**Goal of the exercise**
Each line below should be retyped exactly, with no pictures.

**Raw data**
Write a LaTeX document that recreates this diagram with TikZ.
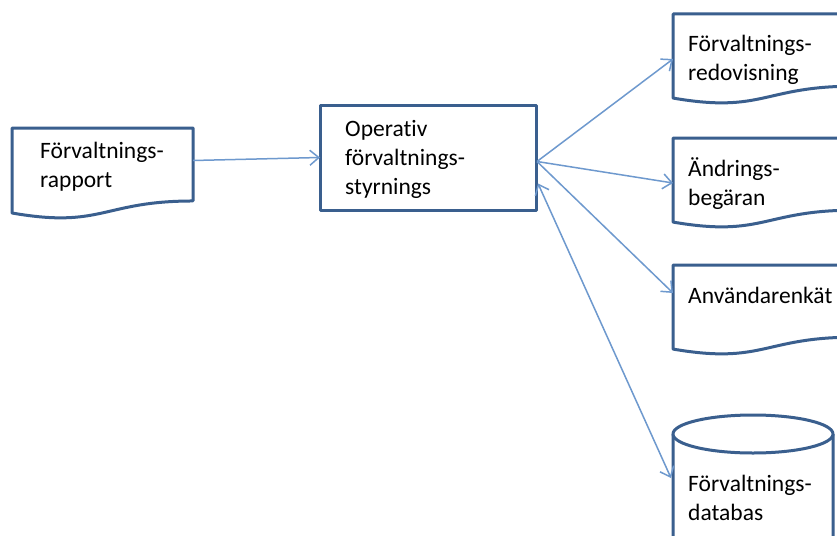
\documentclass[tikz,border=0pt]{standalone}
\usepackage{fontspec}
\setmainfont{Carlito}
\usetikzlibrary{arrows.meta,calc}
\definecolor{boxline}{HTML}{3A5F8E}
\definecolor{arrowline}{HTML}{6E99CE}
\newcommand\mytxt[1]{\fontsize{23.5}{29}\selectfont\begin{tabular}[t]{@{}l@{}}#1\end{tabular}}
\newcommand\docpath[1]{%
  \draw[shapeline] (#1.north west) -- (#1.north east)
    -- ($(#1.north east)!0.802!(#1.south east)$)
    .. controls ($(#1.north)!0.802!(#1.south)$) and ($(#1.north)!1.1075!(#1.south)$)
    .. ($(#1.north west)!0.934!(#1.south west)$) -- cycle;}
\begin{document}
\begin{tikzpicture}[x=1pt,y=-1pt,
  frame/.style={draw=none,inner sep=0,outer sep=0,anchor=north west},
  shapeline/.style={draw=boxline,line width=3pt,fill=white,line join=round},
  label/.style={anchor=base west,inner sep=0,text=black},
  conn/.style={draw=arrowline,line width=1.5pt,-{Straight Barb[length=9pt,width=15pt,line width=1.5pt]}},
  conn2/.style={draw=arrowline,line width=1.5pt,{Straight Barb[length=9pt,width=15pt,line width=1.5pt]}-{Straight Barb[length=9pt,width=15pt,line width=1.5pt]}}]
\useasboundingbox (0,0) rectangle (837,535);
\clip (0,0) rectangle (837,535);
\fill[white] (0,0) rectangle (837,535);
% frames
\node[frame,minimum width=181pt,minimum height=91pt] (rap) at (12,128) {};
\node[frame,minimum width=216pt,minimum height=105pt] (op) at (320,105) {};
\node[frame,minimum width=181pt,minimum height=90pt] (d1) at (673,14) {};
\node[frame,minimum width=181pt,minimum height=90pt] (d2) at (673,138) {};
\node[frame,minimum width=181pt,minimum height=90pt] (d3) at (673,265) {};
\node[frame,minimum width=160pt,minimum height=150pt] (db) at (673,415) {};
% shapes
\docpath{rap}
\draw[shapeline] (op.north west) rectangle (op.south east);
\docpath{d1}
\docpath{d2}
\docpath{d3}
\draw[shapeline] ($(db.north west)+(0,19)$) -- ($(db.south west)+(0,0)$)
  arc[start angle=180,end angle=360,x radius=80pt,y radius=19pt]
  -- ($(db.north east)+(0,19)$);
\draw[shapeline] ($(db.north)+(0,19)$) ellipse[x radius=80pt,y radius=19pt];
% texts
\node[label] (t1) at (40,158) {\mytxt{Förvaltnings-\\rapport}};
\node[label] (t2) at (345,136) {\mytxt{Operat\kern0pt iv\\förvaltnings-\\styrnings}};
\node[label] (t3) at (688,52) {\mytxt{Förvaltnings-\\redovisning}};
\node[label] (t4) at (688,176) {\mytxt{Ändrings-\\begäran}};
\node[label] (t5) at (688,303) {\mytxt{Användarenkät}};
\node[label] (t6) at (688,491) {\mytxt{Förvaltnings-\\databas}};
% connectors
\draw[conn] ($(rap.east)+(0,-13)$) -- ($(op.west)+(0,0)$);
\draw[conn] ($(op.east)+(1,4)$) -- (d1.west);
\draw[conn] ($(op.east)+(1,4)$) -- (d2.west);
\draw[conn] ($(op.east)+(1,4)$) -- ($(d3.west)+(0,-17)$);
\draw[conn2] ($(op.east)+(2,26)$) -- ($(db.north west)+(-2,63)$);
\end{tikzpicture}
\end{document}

**Reply to the exercise**
Write a LaTeX document that recreates this diagram with TikZ.
\documentclass[tikz,border=0pt]{standalone}
\usepackage{fontspec}
\setmainfont{Carlito}
\usetikzlibrary{arrows.meta,calc}
\definecolor{boxline}{HTML}{3A5F8E}
\definecolor{arrowline}{HTML}{6E99CE}
\newcommand\mytxt[1]{\fontsize{23.5}{29}\selectfont\begin{tabular}[t]{@{}l@{}}#1\end{tabular}}
\newcommand\docpath[1]{%
  \draw[shapeline] (#1.north west) -- (#1.north east)
    -- ($(#1.north east)!0.802!(#1.south east)$)
    .. controls ($(#1.north)!0.802!(#1.south)$) and ($(#1.north)!1.1075!(#1.south)$)
    .. ($(#1.north west)!0.934!(#1.south west)$) -- cycle;}
\begin{document}
\begin{tikzpicture}[x=1pt,y=-1pt,
  frame/.style={draw=none,inner sep=0,outer sep=0,anchor=north west},
  shapeline/.style={draw=boxline,line width=3pt,fill=white,line join=round},
  label/.style={anchor=base west,inner sep=0,text=black},
  conn/.style={draw=arrowline,line width=1.5pt,-{Straight Barb[length=9pt,width=15pt,line width=1.5pt]}},
  conn2/.style={draw=arrowline,line width=1.5pt,{Straight Barb[length=9pt,width=15pt,line width=1.5pt]}-{Straight Barb[length=9pt,width=15pt,line width=1.5pt]}}]
\useasboundingbox (0,0) rectangle (837,535);
\clip (0,0) rectangle (837,535);
\fill[white] (0,0) rectangle (837,535);
% frames
\node[frame,minimum width=181pt,minimum height=91pt] (rap) at (12,128) {};
\node[frame,minimum width=216pt,minimum height=105pt] (op) at (320,105) {};
\node[frame,minimum width=181pt,minimum height=90pt] (d1) at (673,14) {};
\node[frame,minimum width=181pt,minimum height=90pt] (d2) at (673,138) {};
\node[frame,minimum width=181pt,minimum height=90pt] (d3) at (673,265) {};
\node[frame,minimum width=160pt,minimum height=150pt] (db) at (673,415) {};
% shapes
\docpath{rap}
\draw[shapeline] (op.north west) rectangle (op.south east);
\docpath{d1}
\docpath{d2}
\docpath{d3}
\draw[shapeline] ($(db.north west)+(0,19)$) -- ($(db.south west)+(0,0)$)
  arc[start angle=180,end angle=360,x radius=80pt,y radius=19pt]
  -- ($(db.north east)+(0,19)$);
\draw[shapeline] ($(db.north)+(0,19)$) ellipse[x radius=80pt,y radius=19pt];
% texts
\node[label] (t1) at (40,158) {\mytxt{Förvaltnings-\\rapport}};
\node[label] (t2) at (345,136) {\mytxt{Operat\kern0pt iv\\förvaltnings-\\styrnings}};
\node[label] (t3) at (688,52) {\mytxt{Förvaltnings-\\redovisning}};
\node[label] (t4) at (688,176) {\mytxt{Ändrings-\\begäran}};
\node[label] (t5) at (688,303) {\mytxt{Användarenkät}};
\node[label] (t6) at (688,491) {\mytxt{Förvaltnings-\\databas}};
% connectors
\draw[conn] ($(rap.east)+(0,-13)$) -- ($(op.west)+(0,0)$);
\draw[conn] ($(op.east)+(1,4)$) -- (d1.west);
\draw[conn] ($(op.east)+(1,4)$) -- (d2.west);
\draw[conn] ($(op.east)+(1,4)$) -- ($(d3.west)+(0,-17)$);
\draw[conn2] ($(op.east)+(2,26)$) -- ($(db.north west)+(-2,63)$);
\end{tikzpicture}
\end{document}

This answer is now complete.